Vérificateur interne
Martin Prud’homme propose également la création d’un Bureau de vérification interne relevant directement du directeur qui aurait la responsabilité, entre autres, de la vérification interne et de l’inspection et de «réaliser des contrôles budgétaires, dont annuellement sur l’utilisation des dépenses secrètes», une recommandation particulièrement bien accueillie par la mairesse Plante.
Parmi les autres recommandations, le directeur par intérim demande à la Ville de redonner au corps policier la gestion de ses ressources humaines, notant d’importants problèmes de coordination à ce chapitre.
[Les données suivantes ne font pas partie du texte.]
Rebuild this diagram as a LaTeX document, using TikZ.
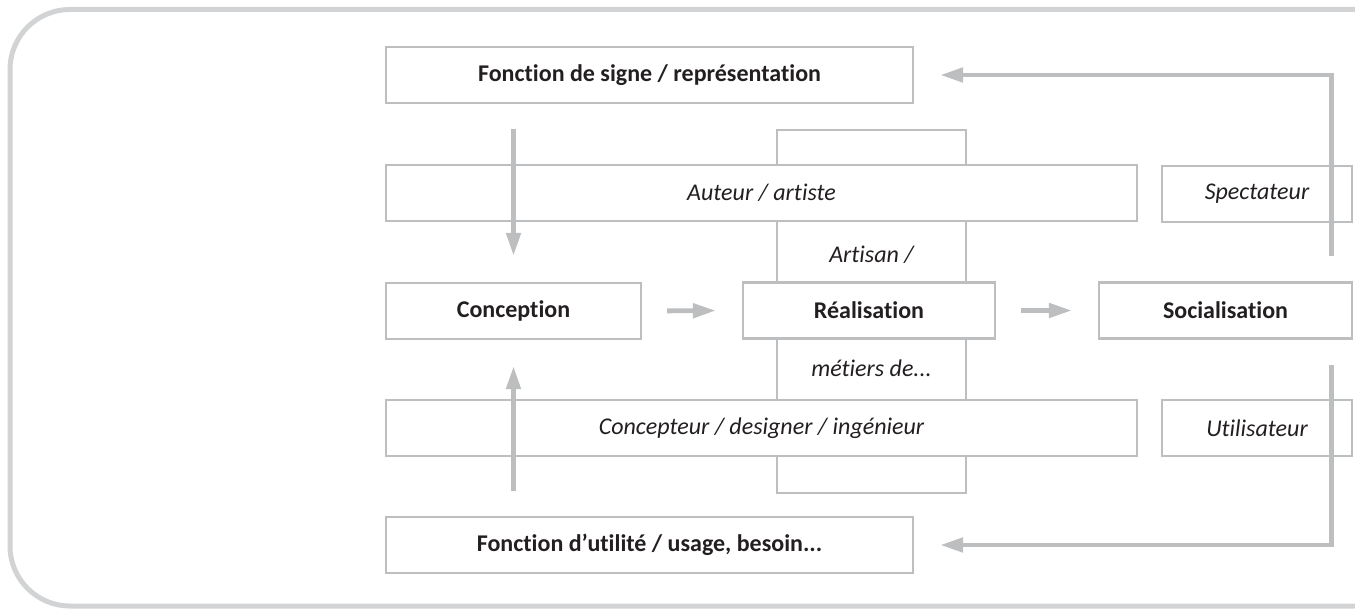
\documentclass[tikz,border=0pt]{standalone}
\usepackage{fontspec}
\setmainfont{Carlito}[Ligatures={NoCommon}]
\usetikzlibrary{arrows.meta}
\definecolor{boxgray}{HTML}{BCBEC0}
\definecolor{framegray}{HTML}{D1D3D4}
\definecolor{ink}{HTML}{231F20}

\begin{document}
\begin{tikzpicture}[x=0.5pt,y=-0.5pt,
		box/.style={draw=boxgray,line width=1.1pt,fill=white,text=ink,inner sep=0pt,minimum height=28pt},
		stage/.style={box,font=\fontsize{12pt}{14pt}\selectfont\bfseries},
		role/.style={box,font=\fontsize{12pt}{14pt}\selectfont\itshape},
		tag/.style={text=ink,inner sep=0pt,font=\fontsize{12pt}{14pt}\selectfont\itshape},
		flow/.style={draw=boxgray,line width=2.4pt,-{Triangle[length=11.5pt,width=7pt]},shorten <=12.5pt,shorten >=13pt}]
			\useasboundingbox (0,0) rectangle (1355,609);
			\draw[framegray,line width=2.5pt,rounded corners=30pt] (1370,9.5) -- (10,9.5) -- (10,606) -- (1370,606);

			\node[box,fill=none,minimum width=94.5pt,minimum height=181.5pt] (metier) at (871.5,311.5) {};

			\node[stage,minimum width=263.5pt] (signe) at (649.5,75) {Fonction de signe / représentation};
			\node[role,minimum width=375.5pt] (auteur) at (761.5,193) {Auteur / artiste};
			\node[role,minimum width=95pt] (spect) at (1257,194) {Spectateur};
			\node[stage,minimum width=127.5pt] (concep) at (513.5,311) {Conception};
			\node[stage,minimum width=126pt] (real) at (869,310.5) {Réalisation};
			\node[stage,minimum width=126.5pt] (social) at (1225.5,310.5) {Socialisation};
			\node[role,minimum width=375.5pt] (concepteur) at (761.5,428) {Concepteur / designer / ingénieur};
			\node[role,minimum width=95pt] (util) at (1257,428) {Utilisateur};
			\node[stage,minimum width=263.5pt] (utilite) at (649.5,545) {Fonction d’utilité / usage, besoin...};

			\node[tag] (artisan) at (871.5,255) {Artisan /};
			\node[tag] (metiers) at (871.5,368) {métiers de...};

			\draw[flow] (signe.south -| concep.north) -- (concep.north);
			\draw[flow] (utilite.north -| concep.south) -- (concep.south);
			\draw[flow] (concep.east) -- (real.west);
			\draw[flow] (real.east) -- (social.west);
			\draw[flow] ([xshift=-11pt]social.north east) |- (signe.east);
			\draw[flow] ([xshift=-11pt]social.south east) |- (utilite.east);
		\end{tikzpicture}
\end{document}
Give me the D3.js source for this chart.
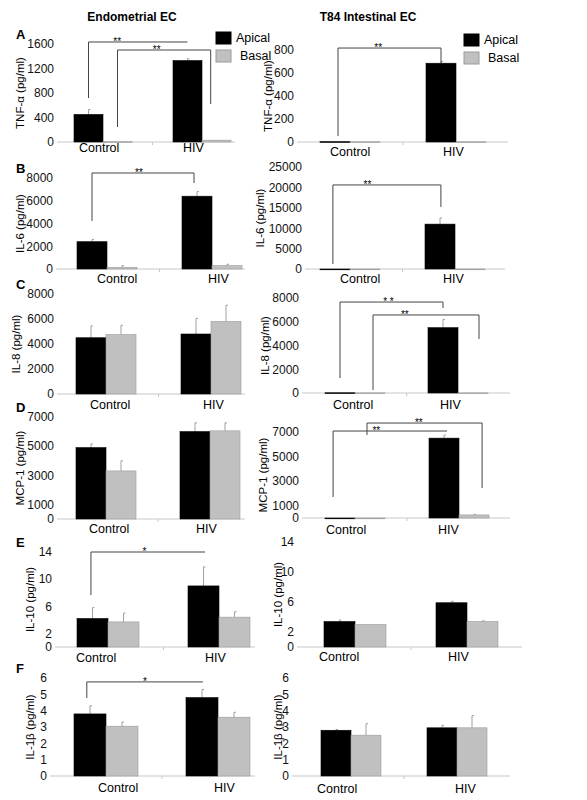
<!DOCTYPE html>
<html><head><meta charset="utf-8">
<script src="https://cdn.jsdelivr.net/npm/d3@7"></script>
<style>body{margin:0;background:#fff}text{font-family:"Liberation Sans",Arial,sans-serif}</style>
</head><body><div id="fig"></div>
<script>
var groups = ["Control", "HIV"];
var series = ["Apical", "Basal"];

// values per panel: [control, HIV]
var tnfEndoApical = [450, 1330], tnfEndoApicalErr = [530, 1360];
var tnfEndoBasal = [5, 30], tnfEndoBasalErr = [5, 30];
var tnfT84Apical = [3, 685], tnfT84ApicalErr = [3, 700];
var tnfT84Basal = [2, 2], tnfT84BasalErr = [2, 2];
var il6EndoApical = [2400, 6400], il6EndoApicalErr = [2600, 6800];
var il6EndoBasal = [150, 300], il6EndoBasalErr = [300, 420];
var il6T84Apical = [0, 11000], il6T84ApicalErr = [0, 12500];
var il6T84Basal = [0, 0], il6T84BasalErr = [0, 0];
var il8EndoApical = [4500, 4800], il8EndoApicalErr = [5450, 6050];
var il8EndoBasal = [4750, 5800], il8EndoBasalErr = [5500, 7100];
var il8T84Apical = [20, 5500], il8T84ApicalErr = [20, 6200];
var il8T84Basal = [10, 10], il8T84BasalErr = [10, 10];
var mcpEndoApical = [4900, 6000], mcpEndoApicalErr = [5150, 6600];
var mcpEndoBasal = [3300, 6050], mcpEndoBasalErr = [4000, 6600];
var mcpT84Apical = [0, 6500], mcpT84ApicalErr = [0, 6750];
var mcpT84Basal = [0, 250], mcpT84BasalErr = [0, 300];
var il10EndoApical = [4.2, 9.0], il10EndoApicalErr = [5.8, 11.8];
var il10EndoBasal = [3.7, 4.4], il10EndoBasalErr = [5.0, 5.2];
var il10T84Apical = [3.4, 5.9], il10T84ApicalErr = [3.6, 6.1];
var il10T84Basal = [3.0, 3.4], il10T84BasalErr = [3.0, 3.5];
var il1bEndoApical = [3.8, 4.8], il1bEndoApicalErr = [4.3, 5.3];
var il1bEndoBasal = [3.05, 3.6], il1bEndoBasalErr = [3.3, 3.9];
var il1bT84Apical = [2.8, 2.95], il1bT84ApicalErr = [2.85, 3.1];
var il1bT84Basal = [2.5, 2.95], il1bT84BasalErr = [3.2, 3.7];

var ticksTnfEndo = [0, 400, 800, 1200, 1600];
var ticksTnfT84 = [0, 200, 400, 600, 800];
var ticksIl6Endo = [0, 2000, 4000, 6000, 8000];
var ticksIl6T84 = [0, 5000, 10000, 15000, 20000, 25000];
var ticksIl8 = [0, 2000, 4000, 6000, 8000];
var ticksMcp = [0, 1000, 3000, 5000, 7000];
var ticksIl10 = [0, 2, 6, 10, 14];
var ticksIl1b = [0, 1, 2, 3, 4, 5, 6];

// brackets: [group1, offset1, group2, offset2, top, leftFoot, rightFoot, label, starFrac]
var panels = [
  {ylab: "TNF-\u03b1 (pg/ml)", dom: 1600, ticks: ticksTnfEndo, a: tnfEndoApical, ae: tnfEndoApicalErr, b: tnfEndoBasal, be: tnfEndoBasalErr,
   ax: 57, right: 235, y0: 142, y1: 44, c: [103, 202], bw: 29, ylx: 20, lx: [79, 183], ly: 152, letter: "A", legend: [216, 32],
   br: [[0, -0.5, 1, -0.5, 1633, 718, null, "**", 0.29], [0, 0.5, 1, 0.3, 1502, 245, 620, "**", 0.42]]},
  {ylab: "TNF-\u03b1 (pg/ml)", dom: 800, ticks: ticksTnfT84, a: tnfT84Apical, ae: tnfT84ApicalErr, b: tnfT84Basal, be: tnfT84BasalErr,
   ax: 297, right: 508, y0: 142, y1: 50, c: [350, 456], bw: 30, ylx: 268, lx: [330, 443], ly: 156, legend: [464, 34],
   br: [[0, -0.4, 1, -0.5, 817, 52, 687, "**", 0.39]]},
  {ylab: "IL-6 (pg/ml)", dom: 8000, ticks: ticksIl6Endo, a: il6EndoApical, ae: il6EndoApicalErr, b: il6EndoBasal, be: il6EndoBasalErr,
   ax: 56, right: 245, y0: 269, y1: 178, c: [107, 212], bw: 30, ylx: 20, lx: [97, 208], ly: 283, letter: "B",
   br: [[0, -0.5, 1, -0.6, 8440, 4220, 7560, "**", 0.46]]},
  {ylab: "IL-6  (pg/ml)", dom: 25000, ticks: ticksIl6T84, a: il6T84Apical, ae: il6T84ApicalErr, b: il6T84Basal, be: il6T84BasalErr,
   ax: 305, right: 505, y0: 269, y1: 167, c: [350, 455], bw: 30, ylx: 260, lx: [340, 443], ly: 283,
   br: [[0, -0.57, 1, -0.47, 20600, 1225, 15200, "**", 0.32]]},
  {ylab: "IL-8 (pg/ml)", dom: 8000, ticks: ticksIl8, a: il8EndoApical, ae: il8EndoApicalErr, b: il8EndoBasal, be: il8EndoBasalErr,
   ax: 57, right: 245, y0: 394, y1: 294, c: [106, 211], bw: 30, ylx: 16, lx: [90, 203], ly: 409, letter: "C",
   br: []},
  {ylab: "IL-8  (pg/ml)", dom: 8000, ticks: ticksIl8, a: il8T84Apical, ae: il8T84ApicalErr, b: il8T84Basal, be: il8T84BasalErr,
   ax: 302, right: 510, y0: 393, y1: 298, c: [355, 458], bw: 30, ylx: 265, lx: [333, 440], ly: 409,
   br: [[0, -0.5, 1, -0.5, 7660, 1260, 7160, "* *", 0.47], [0, 0.6, 1, 0.7, 6570, 250, 4550, "**", 0.3]]},
  {ylab: "MCP-1 (pg/ml)", dom: 7000, ticks: ticksMcp, a: mcpEndoApical, ae: mcpEndoApicalErr, b: mcpEndoBasal, be: mcpEndoBasalErr,
   ax: 57, right: 245, y0: 519, y1: 417, c: [106, 210], bw: 30, ylx: 20, lx: [89, 196], ly: 533, letter: "D",
   br: []},
  {ylab: "MCP-1 (pg/ml)", dom: 7000, ticks: ticksMcp, a: mcpT84Apical, ae: mcpT84ApicalErr, b: mcpT84Basal, be: mcpT84BasalErr,
   ax: 302, right: 510, y0: 518, y1: 432, c: [355, 459], bw: 30, ylx: 263, lx: [326, 438], ly: 534,
   br: [[0, -0.73, 1, -0.4, 7080, 1710, null, "**", 0.38], [0, 0.4, 1, 0.77, 7730, 6760, 2440, "**", 0.45]]},
  {ylab: "IL-10 (pg/ml)", dom: 14, ticks: ticksIl10, a: il10EndoApical, ae: il10EndoApicalErr, b: il10EndoBasal, be: il10EndoBasalErr,
   ax: 55, right: 255, y0: 647, y1: 552, c: [108, 219], bw: 31, ylx: 30, lx: [76, 205], ly: 662, letter: "E",
   br: [[0, -0.55, 1, -0.45, 14, 7.66, null, "*", 0.47]]},
  {ylab: "IL-10 (pg/ml)", dom: 14, ticks: ticksIl10, a: il10T84Apical, ae: il10T84ApicalErr, b: il10T84Basal, be: il10T84BasalErr,
   ax: 297, right: 522, y0: 647, y1: 542, c: [355, 467], bw: 31, ylx: 278, lx: [319, 448], ly: 661,
   br: []},
  {ylab: "IL-1\u03b2 (pg/ml)", dom: 6, ticks: ticksIl1b, a: il1bEndoApical, ae: il1bEndoApicalErr, b: il1bEndoBasal, be: il1bEndoBasalErr,
   ax: 50, right: 255, y0: 776, y1: 678, c: [106, 218], bw: 32, ylx: 30, lx: [98, 214], ly: 792, letter: "F",
   br: [[0, -0.6, 1, -0.47, 5.76, 4.78, null, "*", 0.5]]},
  {ylab: "IL-1\u03b2 (pg/ml)", dom: 6, ticks: ticksIl1b, a: il1bT84Apical, ae: il1bT84ApicalErr, b: il1bT84Basal, be: il1bT84BasalErr,
   ax: 292, right: 510, y0: 776, y1: 678, c: [351, 457], bw: 30, ylx: 278, lx: [317, 455], ly: 793,
   br: []}
];

var svg = d3.select("#fig").append("svg").attr("width", 587).attr("height", 800);

svg.append("text").attr("x", 132).attr("y", 21).attr("text-anchor", "middle")
  .attr("font-size", 12).attr("font-weight", "bold").text("Endometrial EC");
svg.append("text").attr("x", 368).attr("y", 21).attr("text-anchor", "middle")
  .attr("font-size", 12).attr("font-weight", "bold").text("T84 Intestinal EC");

panels.forEach(function (p) {
  var y = d3.scaleLinear().domain([0, p.dom]).range([p.y0, p.y1]);
  var x = d3.scaleOrdinal().domain(groups).range(p.c);
  var g = svg.append("g");

  // baseline
  g.append("line").attr("x1", p.ax).attr("x2", p.right).attr("y1", p.y0).attr("y2", p.y0)
    .attr("stroke", "#c8c8c8");
  g.append("line").attr("x1", (p.c[0] + p.c[1]) / 2).attr("x2", (p.c[0] + p.c[1]) / 2)
    .attr("y1", p.y0).attr("y2", p.y0 + 3).attr("stroke", "#c8c8c8");

  // y axis, labels only
  var yAxis = g.append("g").attr("transform", "translate(" + p.ax + ",0)")
    .call(d3.axisLeft(y).tickValues(p.ticks).tickSize(0).tickPadding(3).tickFormat(d3.format("d")));
  yAxis.select(".domain").remove();
  yAxis.selectAll("text").attr("font-size", 12).attr("fill", "#111")
    .attr("font-family", "Liberation Sans, Arial, sans-serif");

  g.append("text").attr("transform", "translate(" + p.ylx + "," + (p.y0 + p.y1) / 2 + ") rotate(-90)")
    .attr("text-anchor", "middle").attr("dy", "0.35em").attr("font-size", 11.5).text(p.ylab);

  groups.forEach(function (grp, i) {
    g.append("text").attr("x", p.lx[i]).attr("y", p.ly).attr("font-size", 12.5).text(grp);
  });

  var bars = [];
  groups.forEach(function (grp, i) {
    bars.push({g: grp, s: 0, v: p.a[i], e: p.ae[i]});
    bars.push({g: grp, s: 1, v: p.b[i], e: p.be[i]});
  });
  bars.forEach(function (d) {
    var x0 = x(d.g) + (d.s === 0 ? -p.bw : 0);
    if (d.e > d.v) {
      g.append("line").attr("x1", x0 + p.bw / 2).attr("x2", x0 + p.bw / 2)
        .attr("y1", y(d.v)).attr("y2", y(d.e)).attr("stroke", "#888").attr("stroke-width", 0.8);
      g.append("line").attr("x1", x0 + p.bw / 2).attr("x2", x0 + p.bw / 2 + 2)
        .attr("y1", y(d.e)).attr("y2", y(d.e)).attr("stroke", "#888").attr("stroke-width", 0.8);
    }
    g.append("rect").attr("x", x0).attr("width", p.bw)
      .attr("y", y(d.v)).attr("height", Math.max(0.8, p.y0 - y(d.v)))
      .attr("fill", d.s === 0 ? "#000" : "#c0c0c0")
      .attr("stroke", d.s === 0 ? "#000" : "#9a9a9a").attr("stroke-width", 0.6);
  });

  p.br.forEach(function (b) {
    var xa = x(groups[b[0]]) + b[1] * p.bw, xb = x(groups[b[2]]) + b[3] * p.bw;
    var path = "M" + xa + "," + y(b[5]) + "V" + y(b[4]) + "H" + xb;
    if (b[6] !== null) path += "V" + y(b[6]);
    g.append("path").attr("d", path).attr("fill", "none").attr("stroke", "#444").attr("stroke-width", 1);
    g.append("text").attr("x", xa + (xb - xa) * b[8]).attr("y", y(b[4]) + 3)
      .attr("text-anchor", "middle").attr("font-size", 10).text(b[7]);
  });

  if (p.letter) {
    svg.append("text").attr("x", 16).attr("y", p.y1 - 5).attr("font-size", 13)
      .attr("font-weight", "bold").text(p.letter);
  }

  if (p.legend) {
    series.forEach(function (s, i) {
      g.append("rect").attr("x", p.legend[0]).attr("y", p.legend[1] + i * 18)
        .attr("width", 15).attr("height", 12)
        .attr("fill", i === 0 ? "#000" : "#c0c0c0").attr("stroke", i === 0 ? "#000" : "#9a9a9a");
      g.append("text").attr("x", p.legend[0] + 20 + i * 4).attr("y", p.legend[1] + 10 + i * 18)
        .attr("font-size", 12.5).text(s);
    });
  }
});
</script>
</body></html>
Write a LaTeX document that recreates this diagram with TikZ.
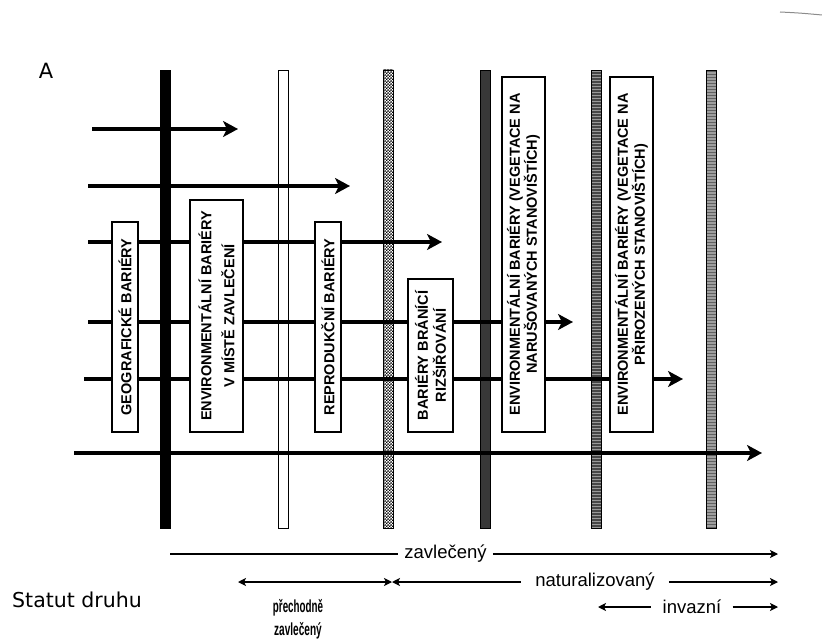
\documentclass[tikz,border=0pt]{standalone}
\usepackage{fontspec}
\setmainfont{Liberation Sans}
\newfontfamily\dvfont{DejaVu Sans}
\usetikzlibrary{arrows.meta,patterns}
\pgfdeclarepatternformonly{finechecker}{\pgfqpoint{0pt}{0pt}}{\pgfqpoint{2.8pt}{2.8pt}}{\pgfqpoint{2.8pt}{2.8pt}}{%
  \pgfpathrectangle{\pgfqpoint{0pt}{0pt}}{\pgfqpoint{1.4pt}{1.4pt}}%
  \pgfpathrectangle{\pgfqpoint{1.4pt}{1.4pt}}{\pgfqpoint{1.4pt}{1.4pt}}%
  \pgfusepath{fill}}
\begin{document}
\begin{tikzpicture}[x=1pt,y=-1pt,
  bar/.style={draw=black, line width=0.8pt, minimum width=10pt, minimum height=458pt, inner sep=0pt, outer sep=0pt},
  barrier/.style={draw=black, line width=1.1pt, fill=white, rotate=90, inner sep=0pt, align=center,
    font=\fontsize{14.5}{15}\selectfont\bfseries},
  flow/.style={line width=4pt, -{Stealth[length=15pt,width=16pt,inset=4pt]}},
  status/.style={line width=1.3pt},
  rhead/.style={status, -{Stealth[length=8pt,width=8pt,inset=2pt]}},
  lhead/.style={status, {Stealth[length=8pt,width=8pt,inset=2pt]}-},
  bhead/.style={status, {Stealth[length=8pt,width=8pt,inset=2pt]}-{Stealth[length=8pt,width=8pt,inset=2pt]}},
  stlabel/.style={font=\fontsize{18.5}{20}\selectfont, inner ysep=0pt}
]
\useasboundingbox (0,0) rectangle (822,639);

% scan artefact top right
\draw[black!45, line width=1pt] (780,12) .. controls (800,13) .. (822,15);

% label A
\node[font=\dvfont\fontsize{21}{22}\selectfont, inner sep=0pt] (lblA) at (46,71) {A};

% vertical barriers
\node[bar, fill=black] (b1) at (165.5,299) {};
\node[bar, fill=white] (b2) at (283,299) {};
\node[bar, preaction={fill=white}, pattern=finechecker, pattern color=black] (b3) at (388,299) {};
\node[bar, fill=black!78] (b4) at (485,299) {};
\node[bar, preaction={fill=black!72}, pattern=horizontal lines, pattern color=black!40] (b5) at (596.5,299) {};
\node[bar, preaction={fill=black!38}, pattern=horizontal lines, pattern color=black!62] (b6) at (711,299) {};

% flow arrows
\coordinate (a1s) at (92,129);  \coordinate (a1e) at (238,129);
\coordinate (a2s) at (88,186);  \coordinate (a2e) at (350,186);
\coordinate (a3s) at (88,242);  \coordinate (a3e) at (442,242);
\coordinate (a4s) at (88,322);  \coordinate (a4e) at (573,322);
\coordinate (a5s) at (84,379);  \coordinate (a5e) at (683,379);
\coordinate (a6s) at (74,453);  \coordinate (a6e) at (762,453);
\draw[flow] (a1s) -- (a1e);
\draw[flow] (a2s) -- (a2e);
\draw[flow] (a3s) -- (a3e);
\draw[flow] (a4s) -- (a4e);
\draw[flow] (a5s) -- (a5e);
\draw[flow] (a6s) -- (a6e);

% barrier boxes
\node[barrier, minimum width=210pt, minimum height=26pt] (geo) at (125,327) {GEOGRAFICKÉ BARIÉRY};
\node[barrier, minimum width=232pt, minimum height=53pt] (env1) at (216.5,316)
  {ENVIRONMENTÁLNÍ BARIÉRY\\[8pt]V MÍSTĚ ZAVLEČENÍ};
\node[barrier, minimum width=210pt, minimum height=26pt] (rep) at (328,327) {REPRODUKČNÍ BARIÉRY};
\node[barrier, minimum width=153pt, minimum height=45pt] (spr) at (430.5,355.5)
  {BARIÉRY BRÁNÍCÍ\\[3pt]RIZŠIŘOVÁNÍ};
\node[barrier, minimum width=355pt, minimum height=43pt, font=\fontsize{14.5}{14}\selectfont\bfseries] (env2) at (523.5,254.5)
  {ENVIRONMENTÁLNÍ BARIÉRY (VEGETACE NA\\NARUŠOVANÝCH STANOVIŠTÍCH)};
\node[barrier, minimum width=355pt, minimum height=43pt, font=\fontsize{14.5}{14}\selectfont\bfseries] (env3) at (631.5,254.5)
  {ENVIRONMENTÁLNÍ BARIÉRY (VEGETACE NA\\PŘIROZENÝCH STANOVIŠTÍCH)};

% species status
\node[font=\dvfont\fontsize{20.5}{22}\selectfont, anchor=base west, inner sep=0pt] (stat) at (12,607) {Statut druhu};

\node[stlabel, inner xsep=6pt] (zav) at (445.5,554) {zavlečený};
\coordinate (z0) at (170,554);
\coordinate (z1) at (778,554);
\draw[status] (z0) -- (zav.west);
\draw[rhead] (zav.east) -- (z1);

\node[stlabel, inner xsep=14pt] (nat) at (595,582) {naturalizovaný};
\coordinate (n0) at (238,582);
\coordinate (n1) at (392,582);
\coordinate (n2) at (778,582);
\draw[bhead] (n0) -- (n1);
\draw[lhead] (n1) -- (nat.west);
\draw[rhead] (nat.east) -- (n2);

\node[stlabel, inner xsep=11pt] (inv) at (692,607) {invazní};
\coordinate (i0) at (598,607);
\coordinate (i1) at (778,607);
\draw[lhead] (i0) -- (inv.west);
\draw[rhead] (inv.east) -- (i1);

\node[align=center, inner sep=0pt, font=\fontsize{14}{23}\selectfont] (cas) at (298,619)
  {\scalebox{0.7}[1.25]{\bfseries přechodně}\\\scalebox{0.72}[1.25]{\bfseries zavlečený}};
\end{tikzpicture}
\end{document}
Il recommande aussi que le SPVM et la Ville se mettent en marche pour finaliser le plan d’organisation policière, qui n’a pas été revu depuis 2004 et qui n’est plus à jour, et de le remettre au ministère de la Sécurité publique pour approbation.
Dans la même veine, il réclame de la Ville qu’elle modernise les systèmes informatiques utilisés pour la gestion des ressources humaines, déplorant au passage la désuétude de plusieurs d’entre eux.
Valérie Plante n’a présenté aucune objection aux différentes recommandations, mais elle a clairement laissé entendre que la ville n’agirait pas dans la précipitation.
«Pour l’instant, les changements apportés restent fragiles et nous avons le devoir d’opérer avec la plus grande précaution la suite des choses», a-t-elle déclaré, ajoutant que certains travaux étaient déjà entrepris dans des domaines très précis: «Nous continuons notre travail sur deux chantiers importants et prioritaires. Le premier c’est celui de la transparence et de la confiance du public (…) Le deuxième chantier est celui de la représentativité et du profilage au sein du SPVM.»
À ce dernier chapitre, Mme Plante a révélé que le SPVM était sur le point de dévoiler son plan d’action et «est plus que jamais engagé envers l’atteinte des meilleures pratiques dans le domaine».